In a bid to change his luck in the race, Dyas employed Willie McAuliffe to train Manifesto with Terry Kavanagh riding again. The horse was weighted with 11 stone 3 lbs and sent off the 6-1 favourite. After one false start, the field remained intact until the Canal Turn with Manifesto racing second. A duel developed between Manifesto and Timon, before that rival fell at the third last fence. Manifesto was left clear to win by 20 lengths from Filbert.

=== 1898 season ===

Manifesto won a two-mile chase at Gatwick in February, before being sold to Mr J.G. Bulteel for £4,000 and being sent to Willie Moore’s yard.

==== Injury ====

Disaster struck in the lead up to the 1898 Grand National, when a stable boy left Manifesto’s stable door open and the horse escaped. Although he was recaptured, he managed to badly bruise a fetlock jumping a gate, leading to him missing the race.

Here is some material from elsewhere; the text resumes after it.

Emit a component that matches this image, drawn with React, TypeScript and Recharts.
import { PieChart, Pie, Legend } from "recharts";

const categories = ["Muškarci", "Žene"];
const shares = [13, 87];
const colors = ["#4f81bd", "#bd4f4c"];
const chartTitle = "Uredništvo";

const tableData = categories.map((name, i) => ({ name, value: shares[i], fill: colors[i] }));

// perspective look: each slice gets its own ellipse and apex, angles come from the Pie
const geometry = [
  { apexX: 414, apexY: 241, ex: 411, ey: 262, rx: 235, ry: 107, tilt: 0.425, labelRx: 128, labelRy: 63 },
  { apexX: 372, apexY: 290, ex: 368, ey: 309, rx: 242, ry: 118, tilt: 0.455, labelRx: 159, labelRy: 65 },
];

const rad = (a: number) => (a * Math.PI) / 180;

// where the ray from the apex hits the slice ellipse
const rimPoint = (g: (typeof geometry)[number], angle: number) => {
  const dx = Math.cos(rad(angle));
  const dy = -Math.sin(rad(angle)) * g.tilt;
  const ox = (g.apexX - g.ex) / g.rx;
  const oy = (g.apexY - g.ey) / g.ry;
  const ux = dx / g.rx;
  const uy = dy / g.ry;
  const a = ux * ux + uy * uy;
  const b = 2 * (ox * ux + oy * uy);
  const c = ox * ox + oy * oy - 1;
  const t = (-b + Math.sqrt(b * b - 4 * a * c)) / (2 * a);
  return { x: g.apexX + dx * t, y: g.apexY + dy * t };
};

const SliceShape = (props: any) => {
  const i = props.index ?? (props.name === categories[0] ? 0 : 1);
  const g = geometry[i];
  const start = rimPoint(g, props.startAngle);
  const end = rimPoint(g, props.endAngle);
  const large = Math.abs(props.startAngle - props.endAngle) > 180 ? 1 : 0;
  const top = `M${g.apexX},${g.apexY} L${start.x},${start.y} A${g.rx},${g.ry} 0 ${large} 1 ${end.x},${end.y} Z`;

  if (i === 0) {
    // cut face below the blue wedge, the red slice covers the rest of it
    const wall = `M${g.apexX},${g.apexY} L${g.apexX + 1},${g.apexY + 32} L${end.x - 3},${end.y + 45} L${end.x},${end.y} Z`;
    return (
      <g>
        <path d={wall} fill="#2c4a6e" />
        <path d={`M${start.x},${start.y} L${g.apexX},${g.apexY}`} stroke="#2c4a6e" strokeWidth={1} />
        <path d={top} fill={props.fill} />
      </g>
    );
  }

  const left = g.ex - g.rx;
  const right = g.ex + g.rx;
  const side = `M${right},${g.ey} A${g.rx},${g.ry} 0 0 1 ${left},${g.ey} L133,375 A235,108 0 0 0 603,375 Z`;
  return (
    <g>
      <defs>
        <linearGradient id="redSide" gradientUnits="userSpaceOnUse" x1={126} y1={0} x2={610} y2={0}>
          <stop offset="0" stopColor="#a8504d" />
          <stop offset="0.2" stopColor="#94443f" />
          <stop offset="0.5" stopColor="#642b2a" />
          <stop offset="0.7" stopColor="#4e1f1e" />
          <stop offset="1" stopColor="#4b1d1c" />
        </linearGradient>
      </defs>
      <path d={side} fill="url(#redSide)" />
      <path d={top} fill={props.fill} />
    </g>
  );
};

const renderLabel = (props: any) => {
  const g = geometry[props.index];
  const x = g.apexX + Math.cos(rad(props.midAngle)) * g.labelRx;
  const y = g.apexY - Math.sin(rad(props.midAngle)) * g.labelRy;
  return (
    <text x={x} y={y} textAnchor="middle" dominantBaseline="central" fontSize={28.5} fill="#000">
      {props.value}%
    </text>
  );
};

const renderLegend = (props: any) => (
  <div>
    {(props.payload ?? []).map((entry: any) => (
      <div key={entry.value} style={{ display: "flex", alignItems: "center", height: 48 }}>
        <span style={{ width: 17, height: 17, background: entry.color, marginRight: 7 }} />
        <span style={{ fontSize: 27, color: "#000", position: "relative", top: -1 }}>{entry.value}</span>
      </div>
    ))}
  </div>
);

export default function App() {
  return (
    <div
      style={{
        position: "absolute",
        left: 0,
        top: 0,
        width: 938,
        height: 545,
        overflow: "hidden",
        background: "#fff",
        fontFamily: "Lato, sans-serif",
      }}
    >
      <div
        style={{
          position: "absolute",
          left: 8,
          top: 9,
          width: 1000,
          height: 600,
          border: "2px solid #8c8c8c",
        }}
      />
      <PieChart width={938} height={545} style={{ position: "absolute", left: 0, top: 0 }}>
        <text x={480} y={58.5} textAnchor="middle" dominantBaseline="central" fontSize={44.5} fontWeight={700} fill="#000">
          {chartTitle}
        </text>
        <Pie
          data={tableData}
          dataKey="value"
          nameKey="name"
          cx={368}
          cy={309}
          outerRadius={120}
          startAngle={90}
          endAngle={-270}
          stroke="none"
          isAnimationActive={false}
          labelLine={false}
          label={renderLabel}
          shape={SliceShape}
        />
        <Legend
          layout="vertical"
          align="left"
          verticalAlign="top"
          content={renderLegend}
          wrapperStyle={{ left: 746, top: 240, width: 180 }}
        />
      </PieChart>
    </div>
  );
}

=== 1899 Grand National ===

Manifesto was weighted with 12 stone 7 lbs with his half-sister Gentle Ida the next highest weight on 11 stone 7 lbs. The mare was favourite at 4-1 with Manifesto at 5-1. Also in the line up was the five-year-old Ambush II, owned by the Prince of Wales (future Edward VII). George Williamson was employed to ride Manifesto.

Due to frosty ground, Aintree officials spread hay on either side of some of the fences, including at the Canal Turn. Cruising in mid-field, Manifesto jumped the fence well, but lost his footing on landing. Williamson lost both stirrups and even touched the ground with his feet, but Manifesto was able to gather himself and continue with his jockey intact. Once Gentle Ida fell, Manifesto had a simple task and won by five lengths from Ford Of Fyne, equalling the weight carrying record in the process.

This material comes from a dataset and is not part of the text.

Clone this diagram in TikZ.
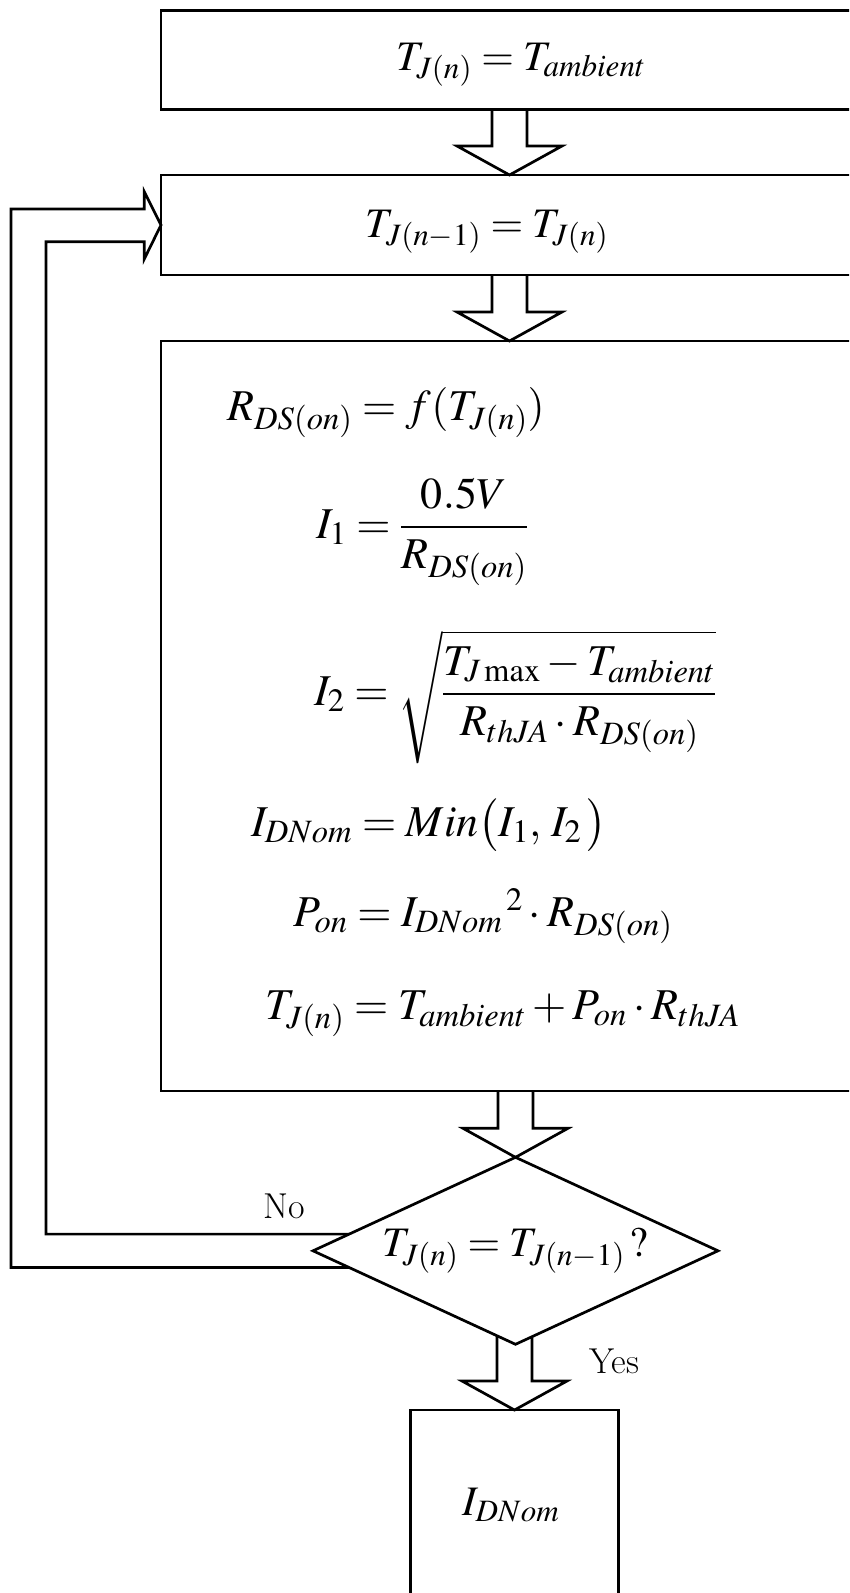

=== 1900 Grand National ===

By virtue of his two wins, Manifesto was given 12 stone 13 lbs to carry, while Ambush II carried 24 lbs less. The weight told and the younger horse won with Manifesto only third while easing down. Both the win by the Royal horse and Manifesto’s game effort under his burden were applauded by the crowd.

=== 1901 Grand National ===

Both Ambush II and Manifesto missed the 1901 renewal, and Grudon won in their absence.

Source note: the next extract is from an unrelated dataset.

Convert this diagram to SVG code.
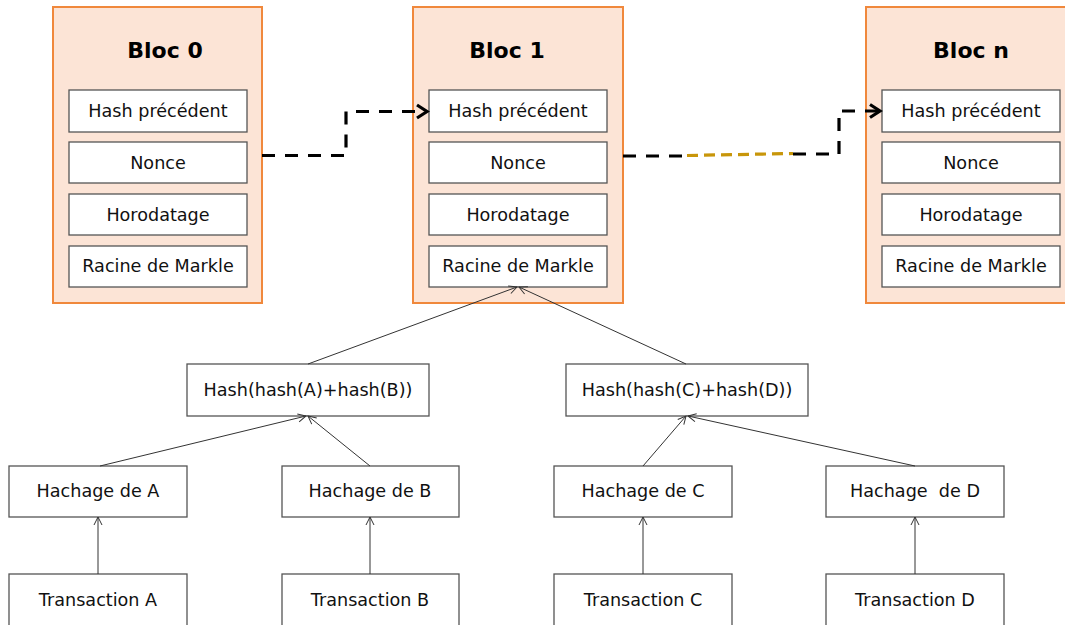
<svg xmlns="http://www.w3.org/2000/svg" width="1065" height="625" viewBox="0 0 1065 625">
<style>
.blk{fill:#FCE4D6;stroke:#F0883C;stroke-width:2}
.box{fill:#fff;stroke:#555;stroke-width:1.3}
.t{font-family:"DejaVu Sans",sans-serif;font-size:17.6px;fill:#111;text-anchor:middle}
.h{font-family:"DejaVu Sans",sans-serif;font-size:22px;font-weight:bold;fill:#000;text-anchor:middle}
.thin{fill:none;stroke:#333;stroke-width:1;marker-end:url(#oa)}
.dash{fill:none;stroke:#000;stroke-width:3.2;stroke-dasharray:13 10}
.gold{fill:none;stroke:#C8960A;stroke-width:3.2;stroke-dasharray:11 6}
</style>
<defs>
<marker id="oa" markerUnits="userSpaceOnUse" markerWidth="20" markerHeight="20" viewBox="-10 -10 20 20" refX="0" refY="0" orient="auto"><path d="M-8,-4 L0,0 L-8,4" fill="none" stroke="#333" stroke-width="1"/></marker>
<marker id="ta" markerUnits="userSpaceOnUse" markerWidth="24" markerHeight="24" viewBox="-12 -12 24 24" refX="0" refY="0" orient="auto"><path d="M-10,-6.5 L0,0 L-10,6.5" fill="none" stroke="#000" stroke-width="3.2"/></marker>
</defs>
<rect width="1065" height="625" fill="#fff"/>

<g id="bloc0">
<rect class="blk" x="53" y="7" width="209" height="296"/>
<text class="h" x="165" y="58">Bloc 0</text>
<rect class="box" x="69" y="90" width="178" height="42"/><text class="t" x="158" y="117">Hash précédent</text>
<rect class="box" x="69" y="142" width="178" height="41"/><text class="t" x="158" y="169">Nonce</text>
<rect class="box" x="69" y="194" width="178" height="41"/><text class="t" x="158" y="221">Horodatage</text>
<rect class="box" x="69" y="246" width="178" height="41"/><text class="t" x="158" y="272">Racine de Markle</text>
</g>

<g id="bloc1">
<rect class="blk" x="413" y="7" width="210" height="296"/>
<text class="h" x="507" y="58">Bloc 1</text>
<rect class="box" x="429" y="90" width="178" height="42"/><text class="t" x="518" y="117">Hash précédent</text>
<rect class="box" x="429" y="142" width="178" height="41"/><text class="t" x="518" y="169">Nonce</text>
<rect class="box" x="429" y="194" width="178" height="41"/><text class="t" x="518" y="221">Horodatage</text>
<rect class="box" x="429" y="246" width="178" height="41"/><text class="t" x="518" y="272">Racine de Markle</text>
</g>

<g id="blocn">
<rect class="blk" x="866" y="7" width="212" height="296"/>
<text class="h" x="971" y="58">Bloc n</text>
<rect class="box" x="882" y="90" width="178" height="42"/><text class="t" x="971" y="117">Hash précédent</text>
<rect class="box" x="882" y="142" width="178" height="41"/><text class="t" x="971" y="169">Nonce</text>
<rect class="box" x="882" y="194" width="178" height="41"/><text class="t" x="971" y="221">Horodatage</text>
<rect class="box" x="882" y="246" width="178" height="41"/><text class="t" x="971" y="272">Racine de Markle</text>
</g>

<g id="hab"><rect class="box" x="187" y="364" width="242" height="52"/><text class="t" x="308" y="396">Hash(hash(A)+hash(B))</text></g>
<g id="hcd"><rect class="box" x="566" y="364" width="242" height="52"/><text class="t" x="687" y="396">Hash(hash(C)+hash(D))</text></g>
<g id="ha"><rect class="box" x="9" y="466" width="178" height="51"/><text class="t" x="98" y="497">Hachage de A</text></g>
<g id="hb"><rect class="box" x="282" y="466" width="177" height="51"/><text class="t" x="370" y="497">Hachage de B</text></g>
<g id="hc"><rect class="box" x="554" y="466" width="178" height="51"/><text class="t" x="643" y="497">Hachage de C</text></g>
<g id="hd"><rect class="box" x="826" y="466" width="178" height="51"/><text class="t" x="915" y="497" xml:space="preserve">Hachage  de D</text></g>
<g id="ta1"><rect class="box" x="9" y="574" width="178" height="60"/><text class="t" x="98" y="606">Transaction A</text></g>
<g id="tb"><rect class="box" x="282" y="574" width="177" height="60"/><text class="t" x="370" y="606">Transaction B</text></g>
<g id="tc"><rect class="box" x="554" y="574" width="178" height="60"/><text class="t" x="643" y="606">Transaction C</text></g>
<g id="td"><rect class="box" x="826" y="574" width="178" height="60"/><text class="t" x="915" y="606">Transaction D</text></g>

<g id="connectors">
<path class="dash" d="M262,155.5 H346 V111.5 H427" marker-end="url(#ta)"/>
<path class="dash" d="M623,156 H687"/>
<path class="gold" d="M687,155.5 L793,153.5"/>
<path class="dash" d="M793,154 H839 V111 H880" marker-end="url(#ta)"/>
<line class="thin" x1="308" y1="364" x2="517" y2="287"/>
<line class="thin" x1="686" y1="364" x2="519" y2="287"/>
<line class="thin" x1="100" y1="466" x2="306" y2="416"/>
<line class="thin" x1="370" y1="466" x2="308" y2="416"/>
<line class="thin" x1="643" y1="466" x2="686" y2="416"/>
<line class="thin" x1="915" y1="466" x2="688" y2="416"/>
<line class="thin" x1="98" y1="574" x2="98" y2="517"/>
<line class="thin" x1="370" y1="574" x2="370" y2="517"/>
<line class="thin" x1="643" y1="574" x2="643" y2="517"/>
<line class="thin" x1="915" y1="574" x2="915" y2="517"/>
</g>
</svg>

=== 1902 Grand National ===

Manifesto was 14 when he lined up the following year, but he still carried 12 stone 8 lbs and was ridden by Ernest Piggott. In heavy ground, he finished third behind Shannon Lass who carried only 10 stone 1 lb. Many observers thought this was his finest effort in the race.

=== 1903 Grand National ===

Manifesto returned for the seventh time under 12 stone 3 lbs with old jockey George Williamson. He ran a tremendous race to finish third behind Drumcree, holding off the seven-year-old Kirkland (the 1905 winner) for third. Many onlookers were sure this would be Manifesto’s last appearance in the race.

=== 1904 Grand National ===

Manifesto ran in the National one final time as a sixteen-year-old. Champion Flat jockey Mornington Cannon gained permission to ride the horse in his final gallop before the race and Ernest Piggott partnered him over the fences. Under 12 stone 1 lb, Manifesto finished in eighth behind Moifaa, who had travelled all the way from New Zealand.

----

So Manifesto's 10 year Grand National stats are as follows.

1895-4th...1896-Fell...1897-1st...1898-Not Entered...1899-1st...1900-3rd...1901-Not Entered...1902-3rd...1903-3rd...1904-8th

----

== Retirement ==

Manifesto retired from racing immediately after the Grand National to a tremendous reception from the crowd. Upon his death, his skeleton was gifted to a veterinary college in Liverpool. The Grade 2 Manifesto Novices' Chase run over 2.5 miles at Aintree is run in his honour.